**Data to use**
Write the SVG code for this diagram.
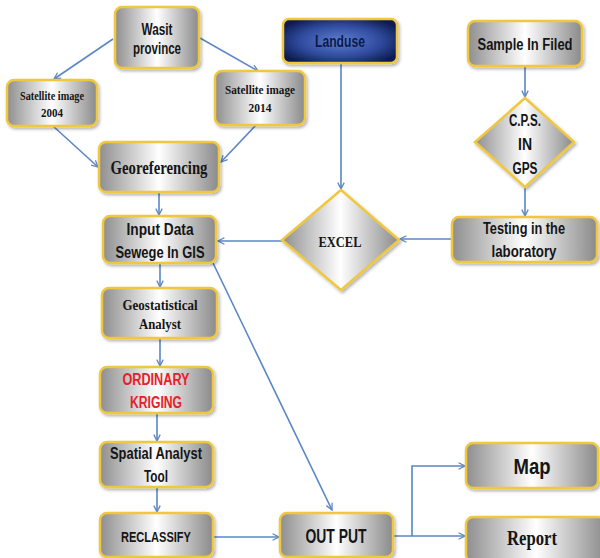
<svg xmlns="http://www.w3.org/2000/svg" width="600" height="558" viewBox="0 0 600 558">
<defs>
<linearGradient id="g" x1="0" y1="0" x2="1" y2="0">
<stop offset="0" stop-color="#8e8e8e"/>
<stop offset="0.5" stop-color="#ffffff"/>
<stop offset="1" stop-color="#8a8a8a"/>
</linearGradient>
<radialGradient id="b" cx="0.5" cy="0.5" r="0.6">
<stop offset="0" stop-color="#5f7fd0"/>
<stop offset="0.6" stop-color="#2f4a9c"/>
<stop offset="1" stop-color="#0c1a4e"/>
</radialGradient>
<filter id="sh" x="-10%" y="-10%" width="125%" height="130%">
<feDropShadow dx="1.5" dy="2" stdDeviation="1.5" flood-color="#000" flood-opacity="0.3"/>
</filter>
<marker id="ar" viewBox="0 0 10 10" refX="9" refY="5" markerWidth="8" markerHeight="8" orient="auto" markerUnits="userSpaceOnUse">
<path d="M1,1 L9,5 L1,9" fill="none" stroke="#5b86c5" stroke-width="1.6"/>
</marker>
</defs>
<style>
.box{fill:url(#g);stroke:#f0c840;stroke-width:2.5;filter:url(#sh)}
.blue{fill:url(#b);stroke:#f0c840;stroke-width:2.5;filter:url(#sh)}
.c{fill:none;stroke:#5b86c5;stroke-width:1.6;marker-end:url(#ar)}
.s{font-family:"Liberation Sans",Arial,sans-serif;font-weight:bold;fill:#151515;text-anchor:middle}
.t{font-family:"Liberation Serif","Times New Roman",serif;font-weight:bold;fill:#151515;text-anchor:middle}
</style>
<g id="connectors">
<path class="c" d="M113,39 L54,79"/>
<path class="c" d="M200,38 L258,71"/>
<path class="c" d="M53,126 L98,167"/>
<path class="c" d="M256,125 L221,162"/>
<path class="c" d="M159,192 L159,215"/>
<path class="c" d="M341,63 L341,189"/>
<path class="c" d="M525,66 L525,97"/>
<path class="c" d="M525,187 L525,216"/>
<path class="c" d="M452,239 L400,239"/>
<path class="c" d="M282,241 L218,241"/>
<path class="c" d="M160,263 L160,287"/>
<path class="c" d="M160,338 L160,366"/>
<path class="c" d="M157,413 L157,441"/>
<path class="c" d="M157,487 L157,512"/>
<path class="c" d="M213,263 L332,510"/>
<path class="c" d="M213,537 L279,537"/>
<path class="c" d="M393,536 L465,536"/>
<path class="c" d="M412,536 L412,466 L465,466"/>
</g>
<g id="wasit"><rect class="box" x="115" y="7" width="84" height="61" rx="7"/>
<text class="s" x="157" y="35" font-size="16" textLength="31" lengthAdjust="spacingAndGlyphs">Wasit</text>
<text class="s" x="157" y="54" font-size="16" textLength="48" lengthAdjust="spacingAndGlyphs">province</text></g>
<g id="sat2004"><rect class="box" x="7" y="80" width="90" height="46" rx="7"/>
<text class="t" x="52" y="100" font-size="12.5" textLength="64" lengthAdjust="spacingAndGlyphs">Satellite image</text>
<text class="t" x="52" y="117" font-size="12.5" textLength="22" lengthAdjust="spacingAndGlyphs">2004</text></g>
<g id="sat2014"><rect class="box" x="215" y="71" width="90" height="54" rx="7"/>
<text class="t" x="260" y="94" font-size="13" textLength="70" lengthAdjust="spacingAndGlyphs">Satellite image</text>
<text class="t" x="260" y="112" font-size="13" textLength="23" lengthAdjust="spacingAndGlyphs">2014</text></g>
<g id="georef"><rect class="box" x="99" y="142" width="120" height="50" rx="7"/>
<text class="t" x="159" y="174" font-size="19" textLength="97" lengthAdjust="spacingAndGlyphs">Georeferencing</text></g>
<g id="landuse"><rect class="blue" x="283" y="19" width="114" height="44" rx="6"/>
<text class="s" x="340" y="47" font-size="16" textLength="50" lengthAdjust="spacingAndGlyphs" style="fill:#0b1a4a">Landuse</text></g>
<g id="sample"><rect class="box" x="468" y="21" width="114" height="45" rx="7"/>
<text class="s" x="525" y="50" font-size="16" textLength="95" lengthAdjust="spacingAndGlyphs">Sample In Filed</text></g>
<g id="cps"><polygon class="box" points="525,98 574,142 525,187 475,142"/>
<text class="s" x="525" y="126" font-size="16" textLength="32" lengthAdjust="spacingAndGlyphs">C.P.S.</text>
<text class="s" x="525" y="150" font-size="16" textLength="14" lengthAdjust="spacingAndGlyphs">IN</text>
<text class="s" x="525" y="174" font-size="16" textLength="25" lengthAdjust="spacingAndGlyphs">GPS</text></g>
<g id="testing"><rect class="box" x="452" y="217" width="145" height="45" rx="7"/>
<text class="s" x="524" y="234" font-size="16" textLength="82" lengthAdjust="spacingAndGlyphs">Testing in the</text>
<text class="s" x="524" y="257" font-size="16" textLength="65" lengthAdjust="spacingAndGlyphs">laboratory</text></g>
<g id="excel"><polygon class="box" points="341,190 399,240 341,290 282,240"/>
<text class="t" x="340" y="247" font-size="15" textLength="43" lengthAdjust="spacingAndGlyphs">EXCEL</text></g>
<g id="input"><rect class="box" x="103" y="216" width="113" height="47" rx="7"/>
<text class="s" x="160" y="235" font-size="16" textLength="67" lengthAdjust="spacingAndGlyphs">Input Data</text>
<text class="s" x="160" y="258" font-size="16" textLength="89" lengthAdjust="spacingAndGlyphs">Sewege In GIS</text></g>
<g id="geostat"><rect class="box" x="102" y="288" width="115" height="50" rx="7"/>
<text class="t" x="160" y="310" font-size="15" textLength="75" lengthAdjust="spacingAndGlyphs">Geostatistical</text>
<text class="t" x="160" y="329" font-size="15" textLength="42" lengthAdjust="spacingAndGlyphs">Analyst</text></g>
<g id="kriging"><rect class="box" x="100" y="367" width="113" height="46" rx="7"/>
<text class="s" x="156" y="385" font-size="16" textLength="67" lengthAdjust="spacingAndGlyphs" style="fill:#e8202a">ORDINARY</text>
<text class="s" x="156" y="408" font-size="16" textLength="52" lengthAdjust="spacingAndGlyphs" style="fill:#e8202a">KRIGING</text></g>
<g id="spatial"><rect class="box" x="100" y="442" width="113" height="45" rx="7"/>
<text class="s" x="156" y="459" font-size="16" textLength="92" lengthAdjust="spacingAndGlyphs">Spatial Analyst</text>
<text class="s" x="156" y="482" font-size="16" textLength="24" lengthAdjust="spacingAndGlyphs">Tool</text></g>
<g id="reclassify"><rect class="box" x="100" y="513" width="113" height="44" rx="7"/>
<text class="s" x="156" y="542" font-size="15" textLength="70" lengthAdjust="spacingAndGlyphs">RECLASSIFY</text></g>
<g id="output"><rect class="box" x="280" y="513" width="113" height="44" rx="7"/>
<text class="s" x="336" y="543" font-size="20" textLength="61" lengthAdjust="spacingAndGlyphs">OUT PUT</text></g>
<g id="map"><rect class="box" x="466" y="443" width="132" height="45" rx="7"/>
<text class="s" x="532" y="474" font-size="22" textLength="37" lengthAdjust="spacingAndGlyphs">Map</text></g>
<g id="report"><rect class="box" x="466" y="517" width="140" height="45" rx="7"/>
<text class="t" x="532" y="545" font-size="22" textLength="50" lengthAdjust="spacingAndGlyphs">Report</text></g>
</svg>
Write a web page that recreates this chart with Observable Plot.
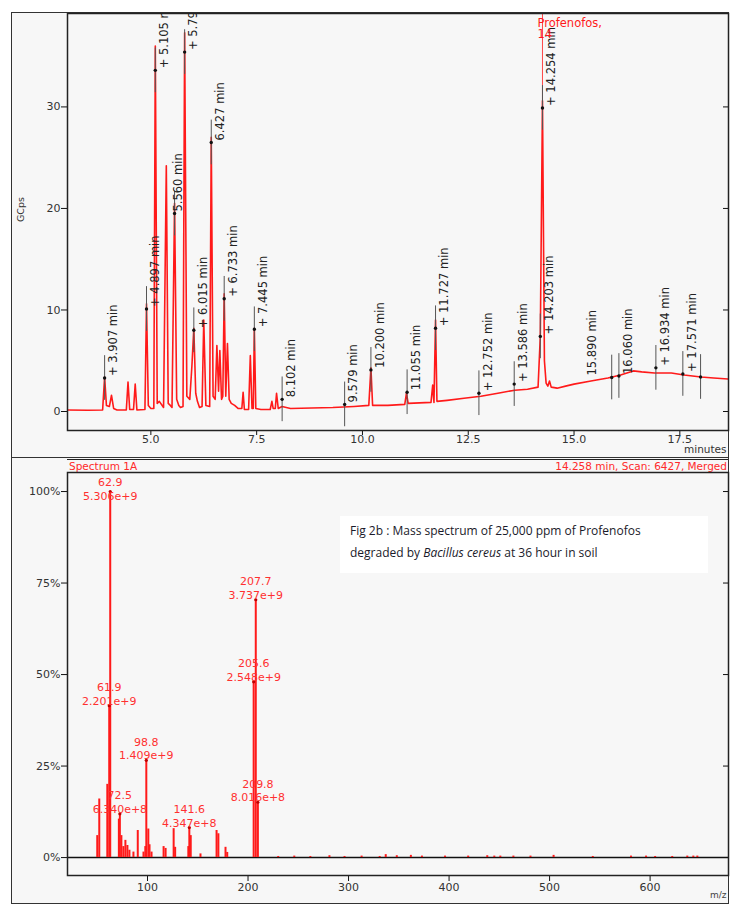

**Written task**
Transcribe the material exactly, leaving every picture out.

**The response**
Write the SVG code for this diagram.
<svg xmlns="http://www.w3.org/2000/svg" width="600" height="558" viewBox="0 0 600 558">
<defs>
<linearGradient id="g" x1="0" y1="0" x2="1" y2="0">
<stop offset="0" stop-color="#8e8e8e"/>
<stop offset="0.5" stop-color="#ffffff"/>
<stop offset="1" stop-color="#8a8a8a"/>
</linearGradient>
<radialGradient id="b" cx="0.5" cy="0.5" r="0.6">
<stop offset="0" stop-color="#5f7fd0"/>
<stop offset="0.6" stop-color="#2f4a9c"/>
<stop offset="1" stop-color="#0c1a4e"/>
</radialGradient>
<filter id="sh" x="-10%" y="-10%" width="125%" height="130%">
<feDropShadow dx="1.5" dy="2" stdDeviation="1.5" flood-color="#000" flood-opacity="0.3"/>
</filter>
<marker id="ar" viewBox="0 0 10 10" refX="9" refY="5" markerWidth="8" markerHeight="8" orient="auto" markerUnits="userSpaceOnUse">
<path d="M1,1 L9,5 L1,9" fill="none" stroke="#5b86c5" stroke-width="1.6"/>
</marker>
</defs>
<style>
.box{fill:url(#g);stroke:#f0c840;stroke-width:2.5;filter:url(#sh)}
.blue{fill:url(#b);stroke:#f0c840;stroke-width:2.5;filter:url(#sh)}
.c{fill:none;stroke:#5b86c5;stroke-width:1.6;marker-end:url(#ar)}
.s{font-family:"Liberation Sans",Arial,sans-serif;font-weight:bold;fill:#151515;text-anchor:middle}
.t{font-family:"Liberation Serif","Times New Roman",serif;font-weight:bold;fill:#151515;text-anchor:middle}
</style>
<g id="connectors">
<path class="c" d="M113,39 L54,79"/>
<path class="c" d="M200,38 L258,71"/>
<path class="c" d="M53,126 L98,167"/>
<path class="c" d="M256,125 L221,162"/>
<path class="c" d="M159,192 L159,215"/>
<path class="c" d="M341,63 L341,189"/>
<path class="c" d="M525,66 L525,97"/>
<path class="c" d="M525,187 L525,216"/>
<path class="c" d="M452,239 L400,239"/>
<path class="c" d="M282,241 L218,241"/>
<path class="c" d="M160,263 L160,287"/>
<path class="c" d="M160,338 L160,366"/>
<path class="c" d="M157,413 L157,441"/>
<path class="c" d="M157,487 L157,512"/>
<path class="c" d="M213,263 L332,510"/>
<path class="c" d="M213,537 L279,537"/>
<path class="c" d="M393,536 L465,536"/>
<path class="c" d="M412,536 L412,466 L465,466"/>
</g>
<g id="wasit"><rect class="box" x="115" y="7" width="84" height="61" rx="7"/>
<text class="s" x="157" y="35" font-size="16" textLength="31" lengthAdjust="spacingAndGlyphs">Wasit</text>
<text class="s" x="157" y="54" font-size="16" textLength="48" lengthAdjust="spacingAndGlyphs">province</text></g>
<g id="sat2004"><rect class="box" x="7" y="80" width="90" height="46" rx="7"/>
<text class="t" x="52" y="100" font-size="12.5" textLength="64" lengthAdjust="spacingAndGlyphs">Satellite image</text>
<text class="t" x="52" y="117" font-size="12.5" textLength="22" lengthAdjust="spacingAndGlyphs">2004</text></g>
<g id="sat2014"><rect class="box" x="215" y="71" width="90" height="54" rx="7"/>
<text class="t" x="260" y="94" font-size="13" textLength="70" lengthAdjust="spacingAndGlyphs">Satellite image</text>
<text class="t" x="260" y="112" font-size="13" textLength="23" lengthAdjust="spacingAndGlyphs">2014</text></g>
<g id="georef"><rect class="box" x="99" y="142" width="120" height="50" rx="7"/>
<text class="t" x="159" y="174" font-size="19" textLength="97" lengthAdjust="spacingAndGlyphs">Georeferencing</text></g>
<g id="landuse"><rect class="blue" x="283" y="19" width="114" height="44" rx="6"/>
<text class="s" x="340" y="47" font-size="16" textLength="50" lengthAdjust="spacingAndGlyphs" style="fill:#0b1a4a">Landuse</text></g>
<g id="sample"><rect class="box" x="468" y="21" width="114" height="45" rx="7"/>
<text class="s" x="525" y="50" font-size="16" textLength="95" lengthAdjust="spacingAndGlyphs">Sample In Filed</text></g>
<g id="cps"><polygon class="box" points="525,98 574,142 525,187 475,142"/>
<text class="s" x="525" y="126" font-size="16" textLength="32" lengthAdjust="spacingAndGlyphs">C.P.S.</text>
<text class="s" x="525" y="150" font-size="16" textLength="14" lengthAdjust="spacingAndGlyphs">IN</text>
<text class="s" x="525" y="174" font-size="16" textLength="25" lengthAdjust="spacingAndGlyphs">GPS</text></g>
<g id="testing"><rect class="box" x="452" y="217" width="145" height="45" rx="7"/>
<text class="s" x="524" y="234" font-size="16" textLength="82" lengthAdjust="spacingAndGlyphs">Testing in the</text>
<text class="s" x="524" y="257" font-size="16" textLength="65" lengthAdjust="spacingAndGlyphs">laboratory</text></g>
<g id="excel"><polygon class="box" points="341,190 399,240 341,290 282,240"/>
<text class="t" x="340" y="247" font-size="15" textLength="43" lengthAdjust="spacingAndGlyphs">EXCEL</text></g>
<g id="input"><rect class="box" x="103" y="216" width="113" height="47" rx="7"/>
<text class="s" x="160" y="235" font-size="16" textLength="67" lengthAdjust="spacingAndGlyphs">Input Data</text>
<text class="s" x="160" y="258" font-size="16" textLength="89" lengthAdjust="spacingAndGlyphs">Sewege In GIS</text></g>
<g id="geostat"><rect class="box" x="102" y="288" width="115" height="50" rx="7"/>
<text class="t" x="160" y="310" font-size="15" textLength="75" lengthAdjust="spacingAndGlyphs">Geostatistical</text>
<text class="t" x="160" y="329" font-size="15" textLength="42" lengthAdjust="spacingAndGlyphs">Analyst</text></g>
<g id="kriging"><rect class="box" x="100" y="367" width="113" height="46" rx="7"/>
<text class="s" x="156" y="385" font-size="16" textLength="67" lengthAdjust="spacingAndGlyphs" style="fill:#e8202a">ORDINARY</text>
<text class="s" x="156" y="408" font-size="16" textLength="52" lengthAdjust="spacingAndGlyphs" style="fill:#e8202a">KRIGING</text></g>
<g id="spatial"><rect class="box" x="100" y="442" width="113" height="45" rx="7"/>
<text class="s" x="156" y="459" font-size="16" textLength="92" lengthAdjust="spacingAndGlyphs">Spatial Analyst</text>
<text class="s" x="156" y="482" font-size="16" textLength="24" lengthAdjust="spacingAndGlyphs">Tool</text></g>
<g id="reclassify"><rect class="box" x="100" y="513" width="113" height="44" rx="7"/>
<text class="s" x="156" y="542" font-size="15" textLength="70" lengthAdjust="spacingAndGlyphs">RECLASSIFY</text></g>
<g id="output"><rect class="box" x="280" y="513" width="113" height="44" rx="7"/>
<text class="s" x="336" y="543" font-size="20" textLength="61" lengthAdjust="spacingAndGlyphs">OUT PUT</text></g>
<g id="map"><rect class="box" x="466" y="443" width="132" height="45" rx="7"/>
<text class="s" x="532" y="474" font-size="22" textLength="37" lengthAdjust="spacingAndGlyphs">Map</text></g>
<g id="report"><rect class="box" x="466" y="517" width="140" height="45" rx="7"/>
<text class="t" x="532" y="545" font-size="22" textLength="50" lengthAdjust="spacingAndGlyphs">Report</text></g>
</svg>
Write a web page that recreates this chart with Observable Plot.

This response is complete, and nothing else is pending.